The quadratic and cubic spline smoothing results are the same in terms of trend. However there is a difference in the magnitudes and the location of the peak stresses, especially where the stresses change abruptly. The stress results from cubic order spline smoothing capture the peak compressive residual stress and are comparable to incremental hole drilling and X-ray diffraction with layer removal results. The discrepancy is higher for the near-surface region, since higher order spline smoothing is more unstable near the surface region. For the quadratic order spline smoothing, on the other hand, the location and magnitude of the peak compressive stresses are offset around 150 μm and 100 MPa, respectively. However, the near-surface results are closer to those from incremental hole drilling and X-ray diffraction with layer removal. The reason for this difference can be attributed to the lower order spline smoothing being unable to distinguish features like the sharp sub-surface peak at around 100 μm, and also more stable compared to higher order spline smoothing at the near-surface region.

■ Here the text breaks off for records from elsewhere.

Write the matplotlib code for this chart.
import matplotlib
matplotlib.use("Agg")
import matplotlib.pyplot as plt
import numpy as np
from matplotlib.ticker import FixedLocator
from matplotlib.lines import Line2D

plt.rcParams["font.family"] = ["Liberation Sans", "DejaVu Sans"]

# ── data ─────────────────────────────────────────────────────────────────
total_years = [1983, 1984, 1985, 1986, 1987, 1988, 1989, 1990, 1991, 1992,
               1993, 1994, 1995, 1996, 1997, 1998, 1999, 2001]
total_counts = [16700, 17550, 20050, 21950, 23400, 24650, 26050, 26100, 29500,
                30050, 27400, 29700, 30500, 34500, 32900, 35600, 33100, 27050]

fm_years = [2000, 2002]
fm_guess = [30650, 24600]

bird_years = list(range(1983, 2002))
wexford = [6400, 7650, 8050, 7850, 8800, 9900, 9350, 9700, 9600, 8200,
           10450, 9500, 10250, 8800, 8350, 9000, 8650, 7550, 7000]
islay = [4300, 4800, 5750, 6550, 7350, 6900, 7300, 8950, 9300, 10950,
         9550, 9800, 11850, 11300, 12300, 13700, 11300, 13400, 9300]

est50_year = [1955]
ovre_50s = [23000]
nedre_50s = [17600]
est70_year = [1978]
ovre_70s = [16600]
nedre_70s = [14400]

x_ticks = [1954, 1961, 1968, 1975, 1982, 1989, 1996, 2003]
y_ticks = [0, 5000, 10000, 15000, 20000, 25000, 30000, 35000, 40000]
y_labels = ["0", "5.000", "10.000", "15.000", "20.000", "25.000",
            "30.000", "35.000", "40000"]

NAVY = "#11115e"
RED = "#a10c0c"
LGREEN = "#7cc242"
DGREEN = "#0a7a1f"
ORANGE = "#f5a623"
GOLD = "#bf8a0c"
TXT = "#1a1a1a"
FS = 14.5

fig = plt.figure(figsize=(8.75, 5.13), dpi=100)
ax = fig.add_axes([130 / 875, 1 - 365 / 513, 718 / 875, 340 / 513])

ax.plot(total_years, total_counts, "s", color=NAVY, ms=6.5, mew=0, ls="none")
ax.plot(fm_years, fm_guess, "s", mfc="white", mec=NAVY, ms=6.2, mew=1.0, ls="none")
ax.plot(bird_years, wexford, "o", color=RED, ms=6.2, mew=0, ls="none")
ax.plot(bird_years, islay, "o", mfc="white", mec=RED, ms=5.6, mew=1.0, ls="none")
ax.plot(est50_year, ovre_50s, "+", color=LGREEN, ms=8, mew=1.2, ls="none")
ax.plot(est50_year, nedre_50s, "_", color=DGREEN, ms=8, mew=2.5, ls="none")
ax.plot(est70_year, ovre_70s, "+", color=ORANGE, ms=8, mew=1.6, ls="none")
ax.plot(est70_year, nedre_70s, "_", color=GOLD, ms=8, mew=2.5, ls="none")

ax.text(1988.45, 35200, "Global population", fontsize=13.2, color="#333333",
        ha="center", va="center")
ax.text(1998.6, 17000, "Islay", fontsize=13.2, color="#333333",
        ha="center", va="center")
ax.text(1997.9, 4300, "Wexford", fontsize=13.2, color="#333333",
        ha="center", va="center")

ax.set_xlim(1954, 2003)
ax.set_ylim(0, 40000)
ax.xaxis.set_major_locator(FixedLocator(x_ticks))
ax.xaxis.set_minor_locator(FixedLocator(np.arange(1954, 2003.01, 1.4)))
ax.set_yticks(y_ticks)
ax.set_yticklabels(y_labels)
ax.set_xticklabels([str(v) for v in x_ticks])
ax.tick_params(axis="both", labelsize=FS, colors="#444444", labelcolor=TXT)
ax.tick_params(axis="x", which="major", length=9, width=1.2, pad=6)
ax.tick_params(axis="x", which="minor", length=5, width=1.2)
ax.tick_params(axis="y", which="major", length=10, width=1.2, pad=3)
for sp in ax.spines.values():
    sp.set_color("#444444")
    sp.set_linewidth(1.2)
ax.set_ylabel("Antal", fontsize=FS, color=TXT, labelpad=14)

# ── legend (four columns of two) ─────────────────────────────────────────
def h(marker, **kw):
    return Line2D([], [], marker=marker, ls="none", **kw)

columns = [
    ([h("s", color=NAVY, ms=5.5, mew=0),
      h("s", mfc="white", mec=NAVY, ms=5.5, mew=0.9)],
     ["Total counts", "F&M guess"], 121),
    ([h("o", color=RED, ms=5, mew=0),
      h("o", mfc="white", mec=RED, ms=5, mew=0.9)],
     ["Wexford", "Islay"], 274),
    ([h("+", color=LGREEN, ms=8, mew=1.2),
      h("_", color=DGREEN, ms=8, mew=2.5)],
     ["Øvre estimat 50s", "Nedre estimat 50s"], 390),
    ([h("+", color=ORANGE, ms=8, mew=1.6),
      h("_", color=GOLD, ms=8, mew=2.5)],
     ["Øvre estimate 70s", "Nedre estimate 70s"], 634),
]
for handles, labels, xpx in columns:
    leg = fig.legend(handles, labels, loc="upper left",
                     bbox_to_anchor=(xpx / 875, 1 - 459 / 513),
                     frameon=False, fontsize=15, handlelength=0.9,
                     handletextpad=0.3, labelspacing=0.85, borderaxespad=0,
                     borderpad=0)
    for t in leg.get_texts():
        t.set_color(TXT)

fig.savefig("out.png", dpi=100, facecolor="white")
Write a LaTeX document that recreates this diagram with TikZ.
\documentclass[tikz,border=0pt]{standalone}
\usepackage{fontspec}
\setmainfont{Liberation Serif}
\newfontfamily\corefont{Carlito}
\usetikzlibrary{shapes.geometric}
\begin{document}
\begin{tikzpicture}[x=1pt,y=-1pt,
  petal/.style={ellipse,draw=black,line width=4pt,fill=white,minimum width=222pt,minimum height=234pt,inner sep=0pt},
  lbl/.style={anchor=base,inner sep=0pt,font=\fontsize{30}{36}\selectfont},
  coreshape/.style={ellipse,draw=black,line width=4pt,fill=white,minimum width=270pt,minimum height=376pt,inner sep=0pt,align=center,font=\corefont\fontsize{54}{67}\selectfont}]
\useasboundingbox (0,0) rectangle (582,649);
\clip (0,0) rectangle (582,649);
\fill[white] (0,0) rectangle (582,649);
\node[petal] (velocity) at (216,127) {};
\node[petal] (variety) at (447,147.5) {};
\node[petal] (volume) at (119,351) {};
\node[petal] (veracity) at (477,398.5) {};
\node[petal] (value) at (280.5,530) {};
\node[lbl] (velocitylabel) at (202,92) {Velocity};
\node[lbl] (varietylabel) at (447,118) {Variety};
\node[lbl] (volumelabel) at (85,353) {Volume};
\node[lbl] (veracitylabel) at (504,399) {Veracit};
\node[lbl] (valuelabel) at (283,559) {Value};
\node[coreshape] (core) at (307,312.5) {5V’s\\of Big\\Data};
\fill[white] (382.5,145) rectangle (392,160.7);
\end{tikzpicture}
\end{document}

The additional value obtained from the contour method can be seen in Fig. 7. The residual stresses are compressive almost through thickness at the laser-peened region with a tensile spot at the peened surface. The balancing stresses can be observed away from the peened region. Obtaining this information by any other residual stress measurement methods require substantial experimental work, which is fairly easier for the contour method. This is one of the main reasons for the application of the contour method for the thin sample in this study.

Conclusions

The following conclusions can be drawn:

  1. 1.

    The use of sacrificial layers is advisable when determining near-surface residual stresses with the contour method. However, removal of the data from the sacrificial layers and the interface is challenging. It is recommended that the sacrificial layers should be removed – without changing the stress field in the sample – before the contour measurement. Use of a chemical solvent against the glue can be an alternative way to remove sacrificial blocks.

  2. 2.

    The data analysis of the contour method for the thin sample was very challenging owing to the low peak-to-valley difference of the measured surface contours, cutting and measurement artefacts and the low thickness. Extensive effort was required to find optimum number of knots and knot spacing for the bivariate spline smoothing.

  3. 3.

    It is shown that the contour method can be applied successfully to thin samples. However, the results are very sensitive to data analysis parameters, such as the spline order, number of knots and knot spacing, if the data analysis is based on bivariate spline smoothing. The uncertainty in the results is higher than for thicker samples, and is even higher for the near-surface region of the thin sample. In order to increase the confidence, the residual stress profiles should be compared with at least additional residual stress measurement methods. In this study, results were compared with three different set of results.